Blue Cross Blue Shield of Kansas City (Blue KC) is a regional insurer serving the greater Kansas City, Mo., market and two Kansas counties. It counts nearly one million members. In 2009, it launched a patient-centered medical home (PCMH) program with area primary care physicians, which has grown from 67 practitioners at its inception to more than 420 doctors today caring for 110,000 Blue KC members. Building on the success of its PCMH initiative, the insurer is bringing a similar model to area health systems and recently signed St. Luke’s Health System as the first under its new Collaborative Value Program. Senior vice president and chief contracting officer Brian Burns spoke recently with Healthcare Finance News Senior Editor Chris Anderson about using the PCMH model as the backbone of Blue KC’s health system collaborations.
Q: Why did Blue KC decide to launch the Collaborative Value Program focused on hospitals?
A: Well, it’s an extension of what we have done with the primary care physicians with the patient centered medical homes. (With) that program and the reimbursement method under the PCMH, the quality metrics and the attribution of methods we undergo in the PCMH is very similar in the Collaborative Value Program. That data we collect in our system from (all) providers for each patient and what we are able to send back to the primary care practices is what I call a clinical 360-degree view of a patient’s health status.

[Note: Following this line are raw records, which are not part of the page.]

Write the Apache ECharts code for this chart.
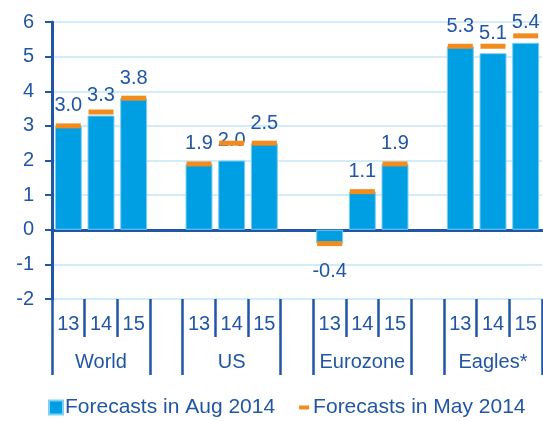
<!DOCTYPE html>
<html>
<head>
<meta charset="utf-8">
<script src="https://cdn.jsdelivr.net/npm/echarts@6/dist/echarts.min.js"></script>
<style>
  html, body { margin: 0; padding: 0; background: #fff; }
  #chart { width: 543px; height: 421px; }
</style>
</head>
<body>
<div id="chart"></div>
<script>
const groups = ['World', 'US', 'Eurozone', 'Eagles*'];
const years = ['13', '14', '15'];
const augValues = [3.0, 3.3, 3.8, 1.9, 2.0, 2.5, -0.4, 1.1, 1.9, 5.3, 5.1, 5.4];
const mayValues = [3.0, 3.4, 3.8, 1.9, 2.5, 2.5, -0.4, 1.1, 1.9, 5.3, 5.3, 5.6];
const yTicks = [-2, -1, 0, 1, 2, 3, 4, 5, 6];

const dark = '#2156a5';
const blue = '#009fe3';
const orange = '#f28c1e';

// one empty slot after every group except the last
let slots = [], augData = [], mayData = [];
groups.forEach((g, gi) => {
    years.forEach((y, yi) => {
        const v = augValues[gi * 3 + yi];
        slots.push(y);
        augData.push(v < 0 ? { value: v, label: { distance: 18 } } : v);
        mayData.push(mayValues[gi * 3 + yi]);
    });
    if (gi < groups.length - 1) {
        slots.push('');
        augData.push('-');
        mayData.push('-');
    }
});

const myChart = echarts.init(document.getElementById('chart'));
const option = {
    animation: false,
    textStyle: { fontFamily: 'Liberation Sans, Arial, sans-serif' },
    grid: { left: 52, right: 1, top: 22, bottom: 122 },
    legend: {
        left: 48, top: 397, padding: 0,
        itemWidth: 14, itemHeight: 14, itemGap: 22,
        textStyle: { fontSize: 21, color: dark, padding: [0, 0, 0, -3] },
        data: [
            { name: 'Forecasts in Aug 2014', icon: 'rect' },
            { name: 'Forecasts in May 2014', icon: 'path://M0,0M2,5L12,5L12,9L2,9ZM14,14' }
        ]
    },
    xAxis: [
        {
            type: 'category', data: slots, position: 'bottom',
            axisLine: { onZero: true, lineStyle: { color: dark, width: 3 } },
            axisTick: { interval: 0, length: 5, lineStyle: { color: dark, width: 2 } },
            axisLabel: { show: false }
        },
        {
            type: 'category', data: slots, position: 'bottom',
            axisLine: { show: false, onZero: false },
            axisTick: { show: true, interval: 0, length: 38, lineStyle: { color: dark, width: 2.5 } },
            axisLabel: { interval: 0, margin: 15, fontSize: 20, color: dark }
        },
        {
            type: 'value', min: 0, max: 15, position: 'bottom',
            axisLine: { show: false, onZero: false },
            splitLine: { show: false },
            axisTick: { show: true, length: 76, customValues: [0, 3, 4, 7, 8, 11, 12, 15], lineStyle: { color: dark, width: 2.5 } },
            axisLabel: {
                customValues: [1.5, 5.5, 9.5, 13.5], margin: 53, fontSize: 20, color: dark,
                formatter: (v) => groups[Math.floor(v / 4)]
            }
        }
    ],
    yAxis: {
        type: 'value', min: yTicks[0], max: yTicks[yTicks.length - 1], interval: 1,
        axisLine: { show: true, lineStyle: { color: dark, width: 3 } },
        axisTick: { show: true, length: 7, lineStyle: { color: dark, width: 2 } },
        axisLabel: { fontSize: 20, color: dark, margin: 18 },
        splitLine: { lineStyle: { color: '#c6e6f6', width: 1.5 } }
    },
    series: [
        {
            name: 'Forecasts in Aug 2014', type: 'bar', xAxisIndex: 0,
            barWidth: 27,
            itemStyle: { color: blue, borderColor: '#7fd0f2', borderWidth: 1 },
            label: {
                show: true, position: 'outside', distance: 10,
                fontSize: 20, color: dark,
                formatter: (p) => Number(p.value).toFixed(1)
            },
            data: augData
        },
        {
            name: 'Forecasts in May 2014', type: 'scatter', xAxisIndex: 0,
            symbol: 'rect', symbolSize: [25, 5],
            itemStyle: { color: orange, opacity: 1 },
            z: 3,
            data: mayData
        }
    ]
};
option && myChart.setOption(option);
</script>
</body>
</html>
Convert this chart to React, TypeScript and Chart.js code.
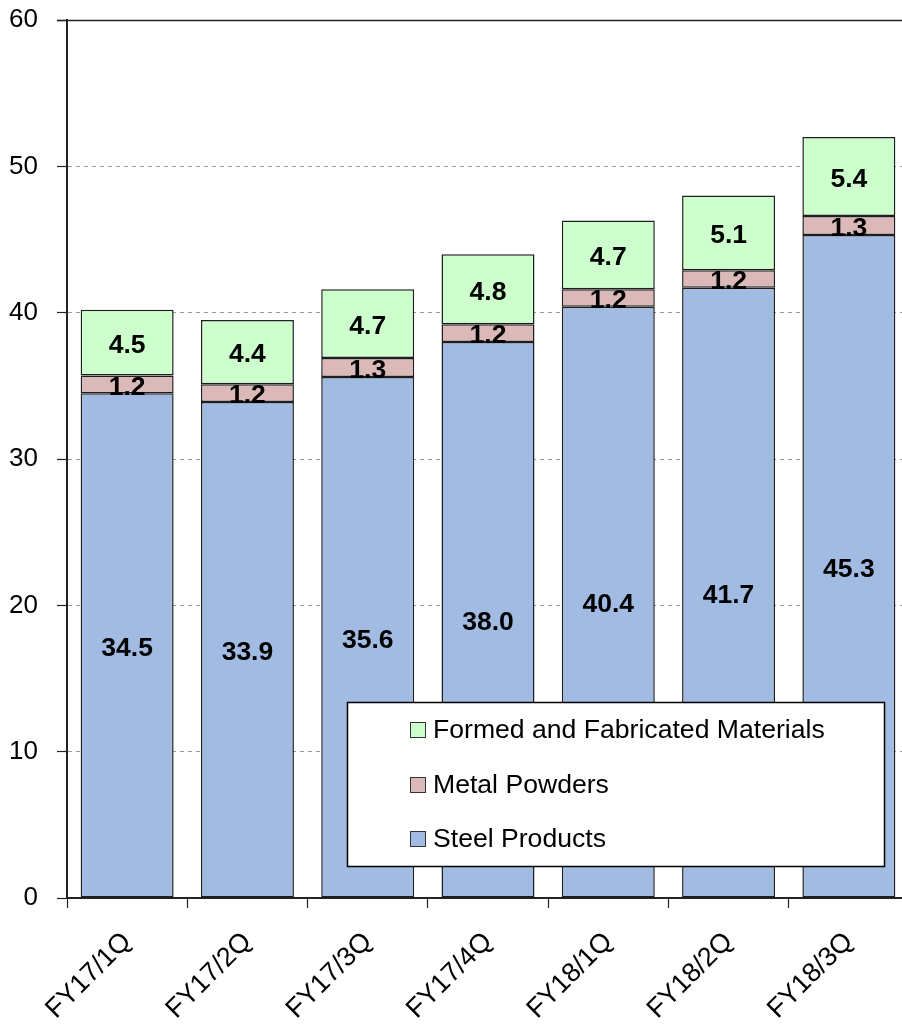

The primary care physician knows of a part of that because he has been treating that patient, but he may or may not have known about the other aspects of healthcare that patient has received from (other) providers because it is a fragmented system. The Collaborative Value Program builds on that, with hospital-employed primary care physicians.
Q: How might an agreement in the Collaborative Value Program differ from one in your PCMH initiative?
A: The programs may differ or deviate from one another based on each specific deal. So incentivizing on one aspect at one system may be different than it is at another system. We emphasize the word collaborative, as this is a team approach with the health systems. We don’t want to go out and say: “Here’s how we want to do it and here is how we want to measure you.” Instead we want to have a collaboration with them and have a program that makes the most sense for everyone. But again, the program has to focus on providing quality access and affordability.
Q: Many insurers have taken the route of working with health systems in an accountable care organization model. Why did Blue KC decide to instead build upon your existing PCMH model for a shared-savings model with health systems?
A: I think our program has more collaboration built into it - built on the PCMH chassis. We say we are all-in on PCMH and that means building the infrastructure. It means funding it. It means putting the provider support consultants out in the community. It includes supporting them with clinical programs. It is all of that wrapped together that makes the Collaborative Value Program stand out from the garden-variety ACO.